Obviously my efforts did work as he began plumping up and rose from the 10% to 95%. This was before solids were introduced. My pediatrician was so surprised that she asked me what I was doing differently for him to be growing so fast.

I’d brought him in and called our clinic’s nurse-line on several occasions only to be told that “he must be hungry” or “sounds like a bad habit, you need to sleep train”.

Breastfed babies tend to wake up a few times a night but his unusual sleeping behavior has been going on for months and mama is getting burned out. I don’t expect him to sleep 10 hours, or even 8 hours (although it’d be nice).  I am not a CIO fan and wouldn’t be comfortable doing that with my kids. We do have him on a bedtime ritual that gets thrown off by teething, a cold or a long day.

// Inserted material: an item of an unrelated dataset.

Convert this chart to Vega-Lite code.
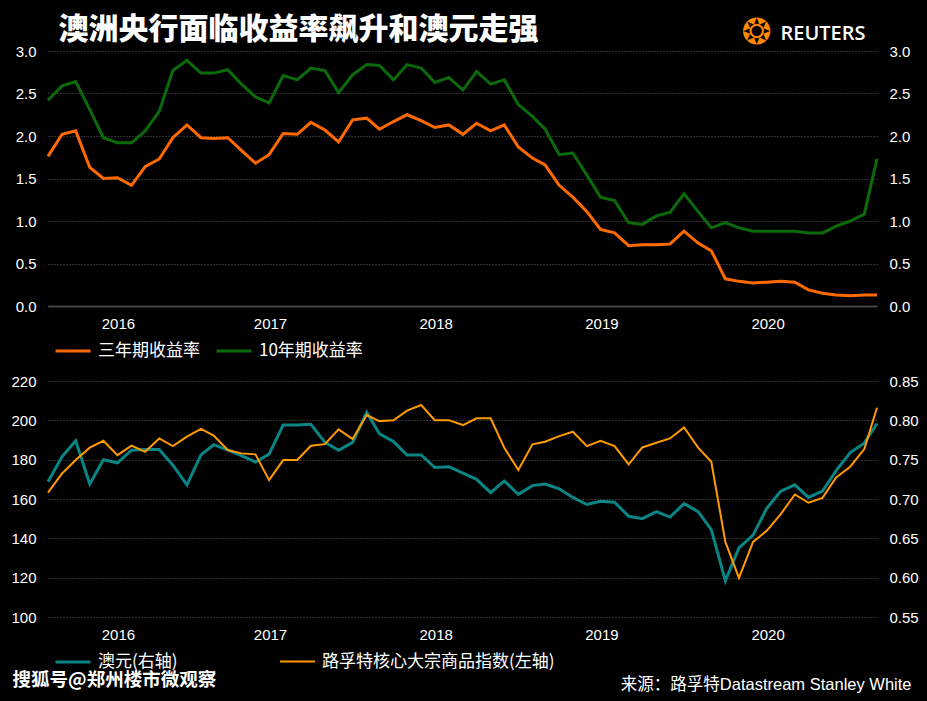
{
  "$schema": "https://vega.github.io/schema/vega-lite/v6.json",
  "background": "#000000",
  "padding": {"left": 10, "top": 14, "right": 8, "bottom": 9},
  "spacing": 43,
  "config": {
    "view": {"stroke": null},
    "axis": {
      "labelColor": "#ffffff",
      "labelFont": "Liberation Sans",
      "labelFontSize": 15,
      "ticks": false,
      "domain": false,
      "grid": false,
      "titleColor": "#ffffff"
    },
    "legend": {
      "labelColor": "#ffffff",
      "labelFont": "Noto Sans CJK SC",
      "labelFontSize": 17,
      "labelLimit": 400,
      "symbolType": "stroke",
      "symbolSize": 1225,
      "symbolStrokeWidth": 3,
      "labelOffset": 6,
      "columnPadding": 10,
      "direction": "horizontal",
      "orient": "none",
      "title": null
    }
  },
  "datasets": {
    "d": [
      {"date": "2016-02-29", "y3": 1.76, "y10": 2.42, "aud": 0.722, "crb": 163.2},
      {"date": "2016-03-31", "y3": 2.02, "y10": 2.59, "aud": 0.754, "crb": 173.0},
      {"date": "2016-04-30", "y3": 2.06, "y10": 2.64, "aud": 0.774, "crb": 179.8},
      {"date": "2016-05-31", "y3": 1.63, "y10": 2.31, "aud": 0.719, "crb": 186.1},
      {"date": "2016-06-30", "y3": 1.50, "y10": 1.98, "aud": 0.750, "crb": 189.6},
      {"date": "2016-07-31", "y3": 1.51, "y10": 1.92, "aud": 0.746, "crb": 182.3},
      {"date": "2016-08-31", "y3": 1.42, "y10": 1.92, "aud": 0.762, "crb": 187.1},
      {"date": "2016-09-30", "y3": 1.64, "y10": 2.06, "aud": 0.763, "crb": 184.0},
      {"date": "2016-10-31", "y3": 1.73, "y10": 2.29, "aud": 0.763, "crb": 190.8},
      {"date": "2016-11-30", "y3": 1.98, "y10": 2.77, "aud": 0.743, "crb": 186.9},
      {"date": "2016-12-31", "y3": 2.13, "y10": 2.89, "aud": 0.718, "crb": 191.7},
      {"date": "2017-01-31", "y3": 1.98, "y10": 2.74, "aud": 0.756, "crb": 195.6},
      {"date": "2017-02-28", "y3": 1.97, "y10": 2.74, "aud": 0.769, "crb": 192.2},
      {"date": "2017-03-31", "y3": 1.98, "y10": 2.78, "aud": 0.762, "crb": 184.9},
      {"date": "2017-04-30", "y3": 1.83, "y10": 2.61, "aud": 0.755, "crb": 183.2},
      {"date": "2017-05-31", "y3": 1.68, "y10": 2.46, "aud": 0.747, "crb": 182.7},
      {"date": "2017-06-30", "y3": 1.78, "y10": 2.39, "aud": 0.757, "crb": 169.6},
      {"date": "2017-07-31", "y3": 2.03, "y10": 2.71, "aud": 0.794, "crb": 179.8},
      {"date": "2017-08-31", "y3": 2.02, "y10": 2.66, "aud": 0.794, "crb": 179.8},
      {"date": "2017-09-30", "y3": 2.16, "y10": 2.80, "aud": 0.795, "crb": 187.1},
      {"date": "2017-10-31", "y3": 2.07, "y10": 2.77, "aud": 0.772, "crb": 187.9},
      {"date": "2017-11-30", "y3": 1.93, "y10": 2.51, "aud": 0.762, "crb": 195.4},
      {"date": "2017-12-31", "y3": 2.19, "y10": 2.72, "aud": 0.772, "crb": 190.5},
      {"date": "2018-01-31", "y3": 2.21, "y10": 2.84, "aud": 0.810, "crb": 202.7},
      {"date": "2018-02-28", "y3": 2.08, "y10": 2.83, "aud": 0.783, "crb": 199.6},
      {"date": "2018-03-31", "y3": 2.17, "y10": 2.66, "aud": 0.773, "crb": 200.0},
      {"date": "2018-04-30", "y3": 2.25, "y10": 2.84, "aud": 0.756, "crb": 204.9},
      {"date": "2018-05-31", "y3": 2.18, "y10": 2.80, "aud": 0.756, "crb": 207.8},
      {"date": "2018-06-30", "y3": 2.10, "y10": 2.63, "aud": 0.740, "crb": 200.1},
      {"date": "2018-07-31", "y3": 2.13, "y10": 2.69, "aud": 0.741, "crb": 200.1},
      {"date": "2018-08-31", "y3": 2.02, "y10": 2.54, "aud": 0.733, "crb": 197.6},
      {"date": "2018-09-30", "y3": 2.15, "y10": 2.76, "aud": 0.725, "crb": 201.0},
      {"date": "2018-10-31", "y3": 2.06, "y10": 2.61, "aud": 0.708, "crb": 201.0},
      {"date": "2018-11-30", "y3": 2.13, "y10": 2.66, "aud": 0.723, "crb": 186.1},
      {"date": "2018-12-31", "y3": 1.87, "y10": 2.37, "aud": 0.706, "crb": 174.7},
      {"date": "2019-01-31", "y3": 1.74, "y10": 2.23, "aud": 0.717, "crb": 187.8},
      {"date": "2019-02-28", "y3": 1.66, "y10": 2.08, "aud": 0.719, "crb": 189.1},
      {"date": "2019-03-31", "y3": 1.42, "y10": 1.78, "aud": 0.713, "crb": 192.0},
      {"date": "2019-04-30", "y3": 1.28, "y10": 1.80, "aud": 0.702, "crb": 194.2},
      {"date": "2019-05-31", "y3": 1.11, "y10": 1.54, "aud": 0.693, "crb": 186.9},
      {"date": "2019-06-30", "y3": 0.90, "y10": 1.28, "aud": 0.697, "crb": 189.6},
      {"date": "2019-07-31", "y3": 0.86, "y10": 1.24, "aud": 0.696, "crb": 186.9},
      {"date": "2019-08-31", "y3": 0.71, "y10": 0.98, "aud": 0.678, "crb": 177.6},
      {"date": "2019-09-30", "y3": 0.72, "y10": 0.96, "aud": 0.675, "crb": 186.2},
      {"date": "2019-10-31", "y3": 0.72, "y10": 1.06, "aud": 0.684, "crb": 188.6},
      {"date": "2019-11-30", "y3": 0.73, "y10": 1.10, "aud": 0.677, "crb": 190.8},
      {"date": "2019-12-31", "y3": 0.88, "y10": 1.32, "aud": 0.694, "crb": 196.4},
      {"date": "2020-01-31", "y3": 0.74, "y10": 1.11, "aud": 0.684, "crb": 186.1},
      {"date": "2020-02-29", "y3": 0.65, "y10": 0.92, "aud": 0.661, "crb": 178.9},
      {"date": "2020-03-31", "y3": 0.32, "y10": 0.98, "aud": 0.596, "crb": 138.2},
      {"date": "2020-04-30", "y3": 0.29, "y10": 0.92, "aud": 0.638, "crb": 119.9},
      {"date": "2020-05-31", "y3": 0.27, "y10": 0.88, "aud": 0.654, "crb": 138.2},
      {"date": "2020-06-30", "y3": 0.28, "y10": 0.88, "aud": 0.688, "crb": 143.8},
      {"date": "2020-07-31", "y3": 0.29, "y10": 0.88, "aud": 0.710, "crb": 152.3},
      {"date": "2020-08-31", "y3": 0.28, "y10": 0.88, "aud": 0.718, "crb": 162.3},
      {"date": "2020-09-30", "y3": 0.19, "y10": 0.86, "aud": 0.702, "crb": 158.1},
      {"date": "2020-10-31", "y3": 0.15, "y10": 0.86, "aud": 0.710, "crb": 160.6},
      {"date": "2020-11-30", "y3": 0.13, "y10": 0.94, "aud": 0.736, "crb": 171.0},
      {"date": "2020-12-31", "y3": 0.12, "y10": 1.00, "aud": 0.759, "crb": 176.4},
      {"date": "2021-01-31", "y3": 0.13, "y10": 1.08, "aud": 0.771, "crb": 185.4},
      {"date": "2021-02-28", "y3": 0.13, "y10": 1.73, "aud": 0.796, "crb": 206.4}
    ]
  },
  "vconcat": [
    {
      "width": 829,
      "height": 255,
      "data": {"name": "d"},
      "encoding": {
        "x": {
          "field": "date",
          "type": "temporal",
          "scale": {"type": "utc", "nice": false},
          "axis": {
            "values": [
              {"year": 2016, "month": 8, "date": 1, "utc": true},
              {"year": 2017, "month": 7, "date": 2, "utc": true},
              {"year": 2018, "month": 7, "date": 2, "utc": true},
              {"year": 2019, "month": 7, "date": 2, "utc": true},
              {"year": 2020, "month": 7, "date": 2, "utc": true}
            ],
            "labelExpr": "utcFormat(datum.value, '%Y')",
            "labelPadding": 10,
            "labelFlush": false,
            "labelOverlap": false,
            "domain": true,
            "domainColor": "#444444",
            "domainWidth": 2,
            "title": "❂",
            "titleFont": "DejaVu Sans",
            "titleFontSize": 36,
            "titleFontWeight": "normal",
            "titleColor": "#ff8a00",
            "titleAngle": 0,
            "titleAlign": "center",
            "titleBaseline": "middle",
            "titleX": 708,
            "titleY": -274
          }
        }
      },
      "layer": [
        {
          "mark": {"type": "line", "strokeWidth": 3},
          "encoding": {
            "y": {
              "field": "y3",
              "type": "quantitative",
              "scale": {"domain": [0, 3], "nice": false, "zero": false},
              "axis": {
                "orient": "left",
                "values": [0, 0.5, 1, 1.5, 2, 2.5, 3],
                "format": ".1f",
                "labelPadding": 12,
                "grid": true,
                "gridColor": "#5c5c5c",
                "gridDash": [1, 2],
                "gridWidth": 1,
                "title": "澳洲央行面临收益率飙升和澳元走强",
                "titleFont": "Noto Sans CJK SC",
                "titleFontSize": 30,
                "titleFontWeight": 900,
                "titleColor": "#ffffff",
                "titleAngle": 0,
                "titleAlign": "left",
                "titleBaseline": "middle",
                "titleLimit": 1000,
                "titleX": 10,
                "titleY": -22
              }
            },
            "color": {
              "datum": "三年期收益率",
              "type": "nominal",
              "scale": {"domain": ["三年期收益率", "10年期收益率"], "range": ["#ff6a00", "#0b6b0b"]},
              "legend": {"legendX": 6, "legendY": 281}
            }
          }
        },
        {
          "mark": {"type": "line", "strokeWidth": 3},
          "encoding": {
            "y": {
              "field": "y10",
              "type": "quantitative",
              "scale": {"domain": [0, 3], "nice": false, "zero": false},
              "axis": {
                "orient": "right",
                "values": [0, 0.5, 1, 1.5, 2, 2.5, 3],
                "format": ".1f",
                "labelPadding": 12,
                "grid": false,
                "title": "REUTERS",
                "titleFont": "Open Sans",
                "titleFontSize": 20,
                "titleFontWeight": 600,
                "titleColor": "#ffffff",
                "titleAngle": 0,
                "titleAlign": "left",
                "titleBaseline": "middle",
                "titleLimit": 500,
                "titleX": -97,
                "titleY": -18
              }
            },
            "color": {"datum": "10年期收益率", "type": "nominal"}
          }
        }
      ],
      "resolve": {"scale": {"y": "independent"}}
    },
    {
      "width": 829,
      "height": 236,
      "data": {"name": "d"},
      "encoding": {
        "x": {
          "field": "date",
          "type": "temporal",
          "scale": {"type": "utc", "nice": false},
          "axis": {
            "values": [
              {"year": 2016, "month": 8, "date": 1, "utc": true},
              {"year": 2017, "month": 7, "date": 2, "utc": true},
              {"year": 2018, "month": 7, "date": 2, "utc": true},
              {"year": 2019, "month": 7, "date": 2, "utc": true},
              {"year": 2020, "month": 7, "date": 2, "utc": true}
            ],
            "labelExpr": "utcFormat(datum.value, '%Y')",
            "labelPadding": 10,
            "labelFlush": false,
            "labelOverlap": false,
            "domain": false,
            "title": null
          }
        }
      },
      "layer": [
        {
          "mark": {"type": "line", "strokeWidth": 3},
          "encoding": {
            "y": {
              "field": "aud",
              "type": "quantitative",
              "scale": {"domain": [0.55, 0.85], "nice": false, "zero": false},
              "axis": {
                "orient": "right",
                "values": [0.55, 0.6, 0.65, 0.7, 0.75, 0.8, 0.85],
                "format": ".2f",
                "labelPadding": 12,
                "grid": false,
                "title": "来源：路孚特Datastream Stanley White",
                "titleFont": "Liberation Sans, Noto Sans CJK SC",
                "titleFontSize": 16.5,
                "titleFontWeight": "normal",
                "titleColor": "#ffffff",
                "titleAngle": 0,
                "titleAlign": "right",
                "titleBaseline": "middle",
                "titleLimit": 600,
                "titleX": 34,
                "titleY": 303
              }
            },
            "color": {
              "datum": "澳元(右轴)",
              "type": "nominal",
              "scale": {"domain": ["澳元(右轴)"], "range": ["#0a8585"]},
              "legend": {"legendX": 6, "legendY": 262}
            }
          }
        },
        {
          "mark": {"type": "line", "strokeWidth": 2},
          "encoding": {
            "y": {
              "field": "crb",
              "type": "quantitative",
              "scale": {"domain": [100, 220], "nice": false, "zero": false},
              "axis": {
                "orient": "left",
                "values": [100, 120, 140, 160, 180, 200, 220],
                "labelPadding": 12,
                "grid": true,
                "gridColor": "#5c5c5c",
                "gridDash": [1, 2],
                "gridWidth": 1,
                "title": "搜狐号@郑州楼市微观察",
                "titleFont": "Noto Sans CJK SC",
                "titleFontSize": 18.5,
                "titleFontWeight": "bold",
                "titleColor": "#ffffff",
                "titleAngle": 0,
                "titleAlign": "left",
                "titleBaseline": "middle",
                "titleLimit": 600,
                "titleX": -36,
                "titleY": 298
              }
            },
            "color": {
              "datum": "路孚特核心大宗商品指数(左轴)",
              "type": "nominal",
              "scale": {"domain": ["路孚特核心大宗商品指数(左轴)"], "range": ["#ff9a00"]},
              "legend": {"legendX": 231, "legendY": 262, "symbolStrokeWidth": 2}
            }
          }
        }
      ],
      "resolve": {"scale": {"y": "independent", "color": "independent"}}
    }
  ]
}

When he was an infant I asked about the possibility of a tongue tie and his doctor did a finger swipe and said she didn’t think so. Hmm. That’s funny because I thought that may explain a lot and could give us some answers. I didn’t push the issue and tried other suggestions. After doing some research on the issue I’ve learned that there is more than one tongue tie and that mild ones are often overlooked.

My mother’s instinct tells me that; he has a mild posterior tongue tie and a lip tie that did not get diagnosed and treated. Because of that he has never been able to fully “drain” or get a full meal out of my breast. Because he had to work so hard to nurse he would go to sleep from the efforts. He will then wake up after a very short nap only to resume his nursing session…because he never got full. In hind-sight, I don’t believe it was a supply issue, although I was happy to do whatever to help him. I believe the nursing tea helped because it caused me to become fuller and he didn’t have to try so hard to get milk, it just flowed out.

I also believe (in spite of the tongue and lip tie) that the only reason he is thriving (from nursing), the reason we are still nursing this far and why I didn’t have to supplement with formula is because I am home with him full-time and was able to dedicate the time and effort, e.g letting him nurse every hour during the day and all night long. It still didn’t make the situation easy, but I didn’t feel the pressure from my husband or the demand of an outside job to end the nursing relationship abruptly. I know that in our culture this is rare and not always an option for every mom, so I do count my blessings.

Could the night behavior be a habit now and not a necessity? Maybe, maybe not. I tell you this, I recently cut back on the nursing tea because I needed a break and he has increased his nursing and the waking up at night.

Could this be the reason why he won’t let my husband comfort him only at night (he doesn’t have the food)? Could be the reason why he couldn’t hold on to a pacifier as they always fell out (we tried 5 different brands and textures).

We are headed out to an appointment with his pediatrician and this time everything needs to be carefully considered. If we rule out any other physical causes for the night wakings and screaming I really think this is it

What do you think? Have you experienced tongue tie with your child and how did it affect your nursing? Also, did you decide to have it clipped? Did that help?